L'exploitant agricole doit certes produire, mais il doit également dégager un revenu. Si demain la production bananière est fragilisée, les producteurs, qui disposent de matériel et de grandes surfaces, se lanceront dans des activités de diversification. Mais pour quels consommateurs ? Pour les 450 000 habitants de la Martinique et les 450 000 habitants de Guadeloupe ? Savez-vous qu'en 2001, un agriculteur qui produisait huit tonnes de tomates par jour a réussi à saturer le marché des deux îles ?
Ce n'est pas en fragilisant la production bananière que nous sauverons la diversification, bien au contraire ; d'ailleurs, trois producteurs de salades suffisent à surcharger le marché.
Madame la députée Brigitte Allain, vous souhaitez développer la consommation locale et encourager la diversification. Soit, mais les Antillais mangeront toujours des pommes de terre, des pommes, des fraises, du raisin, du riz, des pâtes. Nous ne changerons pas leurs habitudes alimentaires. Or, la grande majorité de ces produits, qui proviennent de la métropole, ne peuvent être remplacés par des productions locales.

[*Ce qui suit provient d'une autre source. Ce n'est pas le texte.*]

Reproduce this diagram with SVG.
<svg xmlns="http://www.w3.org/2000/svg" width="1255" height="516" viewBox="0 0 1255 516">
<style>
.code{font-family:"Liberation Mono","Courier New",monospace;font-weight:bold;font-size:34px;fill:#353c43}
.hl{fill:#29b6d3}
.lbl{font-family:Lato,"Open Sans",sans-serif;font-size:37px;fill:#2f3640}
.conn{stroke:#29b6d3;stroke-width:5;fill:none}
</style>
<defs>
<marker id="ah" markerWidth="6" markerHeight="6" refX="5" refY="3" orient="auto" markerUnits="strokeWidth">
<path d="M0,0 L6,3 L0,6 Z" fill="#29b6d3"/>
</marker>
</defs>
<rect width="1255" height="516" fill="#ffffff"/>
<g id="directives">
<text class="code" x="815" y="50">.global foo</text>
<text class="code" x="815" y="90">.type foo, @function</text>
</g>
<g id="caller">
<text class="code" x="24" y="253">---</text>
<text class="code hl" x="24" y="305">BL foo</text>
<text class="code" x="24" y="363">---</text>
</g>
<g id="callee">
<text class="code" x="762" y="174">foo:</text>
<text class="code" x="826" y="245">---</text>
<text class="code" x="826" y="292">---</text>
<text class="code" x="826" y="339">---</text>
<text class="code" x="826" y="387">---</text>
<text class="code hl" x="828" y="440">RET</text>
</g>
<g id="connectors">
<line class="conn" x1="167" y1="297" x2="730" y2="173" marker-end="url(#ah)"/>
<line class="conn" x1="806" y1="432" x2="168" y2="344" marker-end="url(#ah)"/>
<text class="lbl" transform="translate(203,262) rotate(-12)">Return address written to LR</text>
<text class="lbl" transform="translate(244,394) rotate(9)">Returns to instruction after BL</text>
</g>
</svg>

Je prendrai l'exemple de la carotte. J'ai rencontré dans les Landes un producteur de carottes capable de livrer les commandes du jour au lendemain, le décalage horaire aidant. Croyez-vous sincèrement, Madame, que le petit paysan guadeloupéen, même s'il possède une cinquantaine d'hectares de terres, pourra le concurrencer un jour ? Non, car ses carottes voyageront par bateau, et celui-ci peut avoir du retard. Nous vivons à l'ère de la mondialisation et nous devons en prendre acte. Ce qui assure nos emplois en Guadeloupe, ce sont la canne et la banane.
Nous ne réduirons pas la délinquance en plaçant un policier au coin de chaque rue, mais en créant de l'activité, ce qui passe par le développement de l'agriculture et de ses deux piliers que sont la banane et la canne, et en incitant les jeunes à faire du sport. Chaque euro investi en ce sens sera un euro bien employé.
Il fut un temps où les jeunes envoyaient leur CV aux plantations pour décrocher un petit job d'été qui couvrait leurs besoins. Aujourd'hui, ils n'ont plus ce recours et ils jouent à cache-cache avec les policiers – voire les tabassent – ou assiègent les commissariats pour faire libérer ceux des leurs qui ont été arrêtés. De grâce, Mesdames et Messieurs les députés, faites en sorte que la Martinique et surtout la Guadeloupe retrouvent le niveau de production qu'elles ont connu autrefois ! Avec la chute des cours et l'ouverture du marché, nous sommes tombés de 150 000 tonnes à 40 000 ou 45 000 tonnes et, sur la base d'une moyenne pondérée, on nous a accordé un quota de 77 000 tonnes.
Il est temps de réfléchir à un système qui inciterait les jeunes à rejoindre la profession dans des conditions qui leur permettraient de dégager un revenu. Aujourd'hui, on produit des oranges partout. Même avec les aides de l'OCM (Organisation commune des marchés) et du POSEI (Programme d'options spécifiques à l'éloignement et à l'insularité), le prix auquel sera vendu un kilo d'oranges en Guadeloupe ou en Martinique ne permettra pas de concurrencer celles qui viendront de l'extérieur. À quoi bon aussi planter des agrumes si nous ne disposons pas de la molécule permettant de lutter contre la maladie qui vient d'apparaître et si le prochain cyclone détruit toute notre production ?
Je le répète, les deux seules productions qui assurent un revenu aux exploitants et qui garantissent l'emploi sont la canne et la banane.